Exercise goal:
Reproduce the listing below in full and without alteration, apart from its pictures.

Recorded data:
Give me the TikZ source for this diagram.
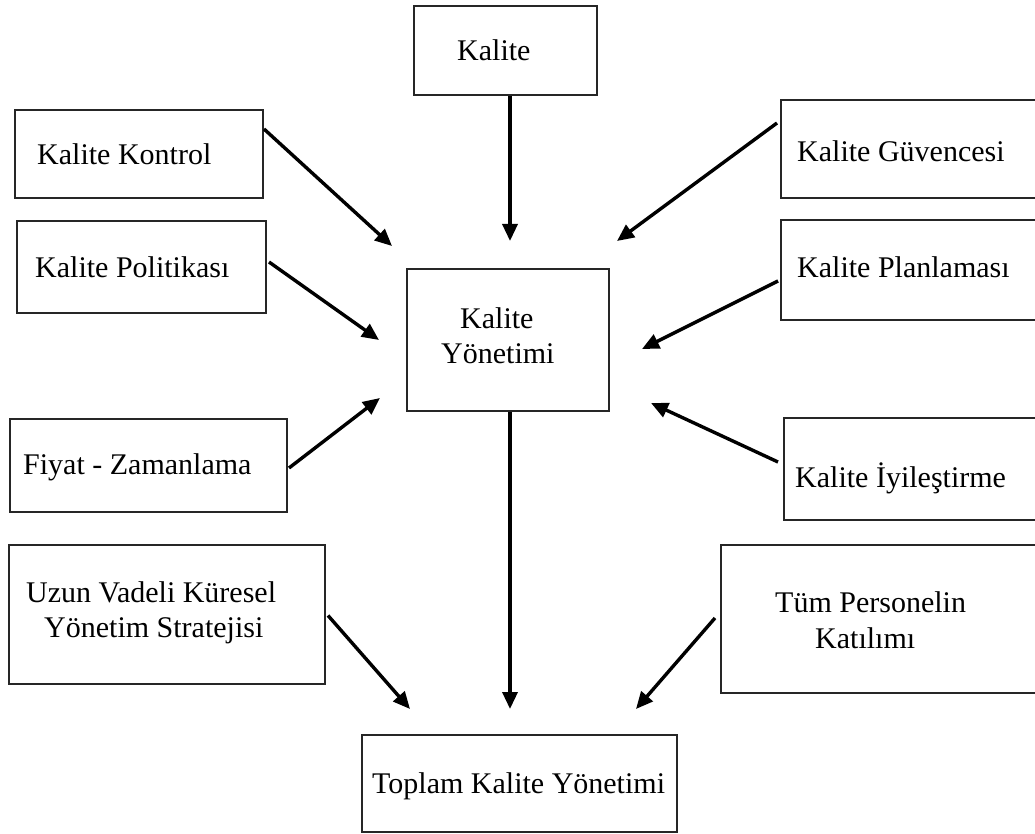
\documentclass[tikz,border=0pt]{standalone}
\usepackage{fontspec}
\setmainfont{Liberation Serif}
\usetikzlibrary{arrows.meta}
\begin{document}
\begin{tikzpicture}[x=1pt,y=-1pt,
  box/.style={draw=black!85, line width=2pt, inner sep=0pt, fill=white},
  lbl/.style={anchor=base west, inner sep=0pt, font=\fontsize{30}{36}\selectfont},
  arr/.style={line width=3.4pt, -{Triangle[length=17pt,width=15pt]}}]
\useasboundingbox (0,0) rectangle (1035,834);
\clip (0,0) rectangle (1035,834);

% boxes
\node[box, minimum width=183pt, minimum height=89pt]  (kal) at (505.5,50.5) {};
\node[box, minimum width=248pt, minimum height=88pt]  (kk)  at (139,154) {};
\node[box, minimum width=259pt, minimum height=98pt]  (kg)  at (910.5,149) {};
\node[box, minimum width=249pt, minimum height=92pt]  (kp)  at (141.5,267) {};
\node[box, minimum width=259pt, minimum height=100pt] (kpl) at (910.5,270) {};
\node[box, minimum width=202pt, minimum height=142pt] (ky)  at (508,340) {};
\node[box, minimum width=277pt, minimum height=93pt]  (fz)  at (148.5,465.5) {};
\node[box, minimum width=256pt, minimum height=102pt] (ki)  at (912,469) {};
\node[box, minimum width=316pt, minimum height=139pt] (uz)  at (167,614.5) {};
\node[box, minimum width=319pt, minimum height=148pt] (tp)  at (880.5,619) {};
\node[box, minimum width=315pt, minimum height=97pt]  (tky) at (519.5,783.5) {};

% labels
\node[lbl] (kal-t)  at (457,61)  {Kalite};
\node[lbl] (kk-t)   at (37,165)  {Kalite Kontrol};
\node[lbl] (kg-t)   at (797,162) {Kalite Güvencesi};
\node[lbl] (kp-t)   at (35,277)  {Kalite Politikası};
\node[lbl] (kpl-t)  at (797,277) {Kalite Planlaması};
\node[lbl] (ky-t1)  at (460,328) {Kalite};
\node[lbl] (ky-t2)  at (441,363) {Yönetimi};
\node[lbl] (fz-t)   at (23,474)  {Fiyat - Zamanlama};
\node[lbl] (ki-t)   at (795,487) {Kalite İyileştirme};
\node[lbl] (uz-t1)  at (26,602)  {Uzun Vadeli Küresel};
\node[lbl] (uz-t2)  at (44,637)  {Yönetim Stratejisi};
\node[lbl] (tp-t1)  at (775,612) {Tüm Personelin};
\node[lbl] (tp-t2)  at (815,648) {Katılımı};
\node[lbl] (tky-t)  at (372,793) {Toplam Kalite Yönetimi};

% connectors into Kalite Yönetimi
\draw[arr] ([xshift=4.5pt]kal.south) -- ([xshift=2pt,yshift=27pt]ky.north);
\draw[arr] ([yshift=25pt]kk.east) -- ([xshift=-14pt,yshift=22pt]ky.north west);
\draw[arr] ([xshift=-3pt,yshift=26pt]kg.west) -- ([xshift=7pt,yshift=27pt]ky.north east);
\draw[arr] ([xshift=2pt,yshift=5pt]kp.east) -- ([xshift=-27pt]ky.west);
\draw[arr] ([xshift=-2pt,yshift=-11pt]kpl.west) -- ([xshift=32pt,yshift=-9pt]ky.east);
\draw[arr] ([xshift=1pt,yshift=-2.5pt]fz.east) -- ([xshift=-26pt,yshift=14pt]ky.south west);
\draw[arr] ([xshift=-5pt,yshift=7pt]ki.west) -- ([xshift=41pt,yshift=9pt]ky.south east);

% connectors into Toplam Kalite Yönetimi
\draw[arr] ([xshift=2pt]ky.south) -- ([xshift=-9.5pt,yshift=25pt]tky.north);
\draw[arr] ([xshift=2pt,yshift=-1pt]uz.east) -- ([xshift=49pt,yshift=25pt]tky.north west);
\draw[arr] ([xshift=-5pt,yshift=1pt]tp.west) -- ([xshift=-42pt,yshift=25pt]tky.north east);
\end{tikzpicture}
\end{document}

Solution:
Give me the TikZ source for this diagram.
\documentclass[tikz,border=0pt]{standalone}
\usepackage{fontspec}
\setmainfont{Liberation Serif}
\usetikzlibrary{arrows.meta}
\begin{document}
\begin{tikzpicture}[x=1pt,y=-1pt,
  box/.style={draw=black!85, line width=2pt, inner sep=0pt, fill=white},
  lbl/.style={anchor=base west, inner sep=0pt, font=\fontsize{30}{36}\selectfont},
  arr/.style={line width=3.4pt, -{Triangle[length=17pt,width=15pt]}}]
\useasboundingbox (0,0) rectangle (1035,834);
\clip (0,0) rectangle (1035,834);

% boxes
\node[box, minimum width=183pt, minimum height=89pt]  (kal) at (505.5,50.5) {};
\node[box, minimum width=248pt, minimum height=88pt]  (kk)  at (139,154) {};
\node[box, minimum width=259pt, minimum height=98pt]  (kg)  at (910.5,149) {};
\node[box, minimum width=249pt, minimum height=92pt]  (kp)  at (141.5,267) {};
\node[box, minimum width=259pt, minimum height=100pt] (kpl) at (910.5,270) {};
\node[box, minimum width=202pt, minimum height=142pt] (ky)  at (508,340) {};
\node[box, minimum width=277pt, minimum height=93pt]  (fz)  at (148.5,465.5) {};
\node[box, minimum width=256pt, minimum height=102pt] (ki)  at (912,469) {};
\node[box, minimum width=316pt, minimum height=139pt] (uz)  at (167,614.5) {};
\node[box, minimum width=319pt, minimum height=148pt] (tp)  at (880.5,619) {};
\node[box, minimum width=315pt, minimum height=97pt]  (tky) at (519.5,783.5) {};

% labels
\node[lbl] (kal-t)  at (457,61)  {Kalite};
\node[lbl] (kk-t)   at (37,165)  {Kalite Kontrol};
\node[lbl] (kg-t)   at (797,162) {Kalite Güvencesi};
\node[lbl] (kp-t)   at (35,277)  {Kalite Politikası};
\node[lbl] (kpl-t)  at (797,277) {Kalite Planlaması};
\node[lbl] (ky-t1)  at (460,328) {Kalite};
\node[lbl] (ky-t2)  at (441,363) {Yönetimi};
\node[lbl] (fz-t)   at (23,474)  {Fiyat - Zamanlama};
\node[lbl] (ki-t)   at (795,487) {Kalite İyileştirme};
\node[lbl] (uz-t1)  at (26,602)  {Uzun Vadeli Küresel};
\node[lbl] (uz-t2)  at (44,637)  {Yönetim Stratejisi};
\node[lbl] (tp-t1)  at (775,612) {Tüm Personelin};
\node[lbl] (tp-t2)  at (815,648) {Katılımı};
\node[lbl] (tky-t)  at (372,793) {Toplam Kalite Yönetimi};

% connectors into Kalite Yönetimi
\draw[arr] ([xshift=4.5pt]kal.south) -- ([xshift=2pt,yshift=27pt]ky.north);
\draw[arr] ([yshift=25pt]kk.east) -- ([xshift=-14pt,yshift=22pt]ky.north west);
\draw[arr] ([xshift=-3pt,yshift=26pt]kg.west) -- ([xshift=7pt,yshift=27pt]ky.north east);
\draw[arr] ([xshift=2pt,yshift=5pt]kp.east) -- ([xshift=-27pt]ky.west);
\draw[arr] ([xshift=-2pt,yshift=-11pt]kpl.west) -- ([xshift=32pt,yshift=-9pt]ky.east);
\draw[arr] ([xshift=1pt,yshift=-2.5pt]fz.east) -- ([xshift=-26pt,yshift=14pt]ky.south west);
\draw[arr] ([xshift=-5pt,yshift=7pt]ki.west) -- ([xshift=41pt,yshift=9pt]ky.south east);

% connectors into Toplam Kalite Yönetimi
\draw[arr] ([xshift=2pt]ky.south) -- ([xshift=-9.5pt,yshift=25pt]tky.north);
\draw[arr] ([xshift=2pt,yshift=-1pt]uz.east) -- ([xshift=49pt,yshift=25pt]tky.north west);
\draw[arr] ([xshift=-5pt,yshift=1pt]tp.west) -- ([xshift=-42pt,yshift=25pt]tky.north east);
\end{tikzpicture}
\end{document}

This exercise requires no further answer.